Investing in Real Estate can be profitable. It can also get real ugly, real fast too. You just have to know what you are doing. Like in everything else, you need to know what to avoid. There are countless stories of investments gone wrong; The stories of the landlord that could not manage his property or the couple that ran their well dry because they rushed into investments.
Thereby, if you wish to enter the wheeling dealing world of real estate investment, you should not be entering it all blind eyed or with blind optimism for that matter. There are a lot of good deals out there at the moment, but there are some bad ones that will cripple your finances. In this article you will find 5 of my key learnings from my exposure to real estate during my time working in the bank and my own personal experience.
First and foremost, this will be your full-time job.

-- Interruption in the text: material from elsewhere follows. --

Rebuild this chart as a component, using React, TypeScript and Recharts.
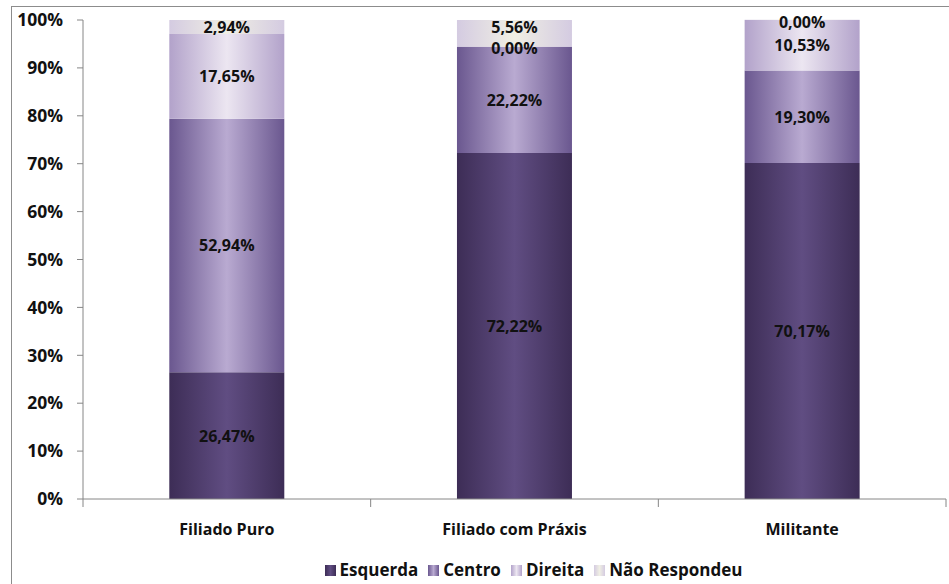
import { Bar, BarChart, LabelList, XAxis, YAxis } from "recharts";

const categories = ["Filiado Puro", "Filiado com Práxis", "Militante"];
const esquerda = [26.47, 72.22, 70.17];
const centro = [52.94, 22.22, 19.3];
const direita = [17.65, 0.0, 10.53];
const naoRespondeu = [2.94, 5.56, 0.0];
const yTicks = [0, 10, 20, 30, 40, 50, 60, 70, 80, 90, 100];

const series = [
  { key: "esquerda", name: "Esquerda", values: esquerda, edge: "#3d2d56", mid: "#604d82" },
  { key: "centro", name: "Centro", values: centro, edge: "#6a578f", mid: "#b9aad1" },
  { key: "direita", name: "Direita", values: direita, edge: "#b2a2ca", mid: "#ece6f1" },
  { key: "nao", name: "Não Respondeu", values: naoRespondeu, edge: "#d4cbe1", mid: "#f0efe4" },
];

const data = categories.map((name, i) => {
  const row: Record<string, string | number> = { name };
  series.forEach((s) => {
    row[s.key] = s.values[i];
  });
  return row;
});

const W = 949;
const H = 584;
const margin = { top: 20, right: 3, left: 0, bottom: 55 };
const yAxisWidth = 83;
const FONT = "'Open Sans', sans-serif";
const AXIS = "#868686";
const MIN_GAP = 20;

const halfBand = (W - margin.left - margin.right - yAxisWidth) / categories.length / 2;

const fmt = (v: unknown) => `${Number(v).toFixed(2).replace(".", ",")}%`;

function CategoryTick(props: any) {
  const { x, y, payload, index } = props;
  const last = index === categories.length - 1;
  return (
    <g>
      <line x1={x - halfBand} x2={x - halfBand} y1={y - 8} y2={y} stroke={AXIS} />
      {last && <line x1={x + halfBand} x2={x + halfBand} y1={y - 8} y2={y} stroke={AXIS} />}
      <text
        x={x}
        y={y}
        dy={28}
        textAnchor="middle"
        fontFamily={FONT}
        fontWeight={700}
        fontSize={16}
        fill="#111"
      >
        {payload.value}
      </text>
    </g>
  );
}

// centre label, nudged away from a neighbouring 0,00% label so they don't collide
function SegmentLabel(props: any) {
  const { seriesIdx, index, value } = props;
  const vb = props.viewBox ?? props;
  const x = Number(vb.x) + Number(vb.width) / 2;
  const top = Number(vb.y);
  const h = Number(vb.height);
  let cy = top + h / 2;
  if (Number(value) === 0) {
    cy = top + h + 1.5;
  } else {
    const below = series[seriesIdx - 1]?.values[index];
    const above = series[seriesIdx + 1]?.values[index];
    if (below === 0 && top + h - cy < MIN_GAP) cy = top + h - MIN_GAP;
    if (above === 0 && cy - top < MIN_GAP) cy = top + MIN_GAP;
  }
  return (
    <text
      x={x}
      y={cy}
      textAnchor="middle"
      dominantBaseline="central"
      fontFamily={FONT}
      fontWeight={700}
      fontSize={16}
      fill="#111"
    >
      {fmt(value)}
    </text>
  );
}

export default function App() {
  return (
    <div style={{ position: "absolute", left: 0, top: 0, width: W, height: H, background: "#fff" }}>
      <div
        style={{
          position: "absolute",
          left: 11,
          top: 6,
          width: W,
          height: H,
          borderLeft: "1.5px solid #8c8c8c",
          borderTop: "1.5px solid #8c8c8c",
        }}
      />
      <BarChart
        width={W}
        height={H}
        data={data}
        margin={margin}
        barCategoryGap="30%"
        style={{ position: "absolute", left: 0, top: 0 }}
      >
        <defs>
          {series.map((s) => (
            <linearGradient key={s.key} id={`g-${s.key}`} x1="0" y1="0" x2="1" y2="0">
              <stop offset="0%" stopColor={s.edge} />
              <stop offset="50%" stopColor={s.mid} />
              <stop offset="100%" stopColor={s.edge} />
            </linearGradient>
          ))}
        </defs>
        <XAxis
          dataKey="name"
          height={30}
          axisLine={{ stroke: AXIS }}
          tickLine={false}
          tickSize={8}
          tickMargin={0}
          interval={0}
          tick={<CategoryTick />}
        />
        <YAxis
          width={yAxisWidth}
          domain={[0, 100]}
          ticks={yTicks}
          interval={0}
          tickFormatter={(v) => `${v}%`}
          axisLine={{ stroke: AXIS }}
          tickLine={{ stroke: AXIS }}
          tickSize={6}
          tickMargin={14}
          tick={{ fill: "#111", fontFamily: FONT, fontWeight: 700, fontSize: 17.5 }}
        />
        {series.map((s, i) => (
          <Bar
            key={s.key}
            dataKey={s.key}
            name={s.name}
            stackId="a"
            fill={`url(#g-${s.key})`}
            minPointSize={0.3}
            isAnimationActive={false}
          >
            <LabelList
              dataKey={s.key}
              content={(p: any) => <SegmentLabel {...p} seriesIdx={i} />}
            />
          </Bar>
        ))}
      </BarChart>
      <div
        style={{
          position: "absolute",
          left: 0,
          top: 560,
          width: W,
          display: "flex",
          justifyContent: "center",
          paddingLeft: 118,
          boxSizing: "border-box",
          fontFamily: FONT,
          fontWeight: 700,
          fontSize: 17,
          color: "#111",
          gap: 10,
          lineHeight: "20px",
        }}
      >
        {series.map((s) => (
          <div key={s.key} style={{ display: "flex", alignItems: "center" }}>
            <span
              style={{
                display: "inline-block",
                width: 11,
                height: 11,
                marginRight: 4,
                background: `linear-gradient(to right, ${s.edge}, ${s.mid}, ${s.edge})`,
              }}
            />
            {s.name}
          </div>
        ))}
      </div>
    </div>
  );
}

I do not mean that it will consume all your time and that you do in life. You just to be aware of all your opportunities and be prepared to grab them. Real estate is knowing about you opportunities and follow through. You never know who your next client will be. You need to build your network and the most basic thing you need is to have your business card on you all the time. No one can sell their property to you if they cannot contact you or buy that lovely little property that you have on hand.
Rentals may give you continuous cash flow, but you may have to consider the various type of complaints that the tenant come to you for. Tenants will come for you for everything under the sun, from blocked toilets to noisy neighbors and they have the right to do so. You may have a management company running things for you, the tenant will always come to see you in the end. After all, you are the person that rented the place out to them and not the management company. There are so many laws that protect the tenant’s rights, just be mindful that you may end up paying more than you are getting.
When hiring a contractor, take one that charges by the job rather than the hour. Unless you plan to oversee the project for the whole duration, it is more likely than not you will be paying more than you bargained for. Ensure that you sign a contract with a must be completed by clause. The very least, you will get some compensation in the form of discount or penalty payments if the contractor does not complete in the stipulated time.
This is common sense, but always make a thorough inspection of the property before purchase. The repairs that need to be done to the property need to be lower than the profit that you intend to make. Foreclosure properties that the bank get, may be very good investments. You may get them for cheap and you are allowed to inspect them beforehand.
Finally, take the advice from someone that does not invest in property with a pinch of sale. They might say that they know where the next big thing is, but they would not know the pitfalls of investing in property until they do. They will sometime make an emotional case for it and you would be sucked into the hype. Before you know it, you will have a piece of property that is depreciating faster than a third world country’s currency.
These are just a few of my learnings and I am still learning. There is still a lot that I have to learn. Hopefully, the 5 learnings that I have will help you along the way to becoming a great investor and to give you food for thought on some the aspects of real estate investment.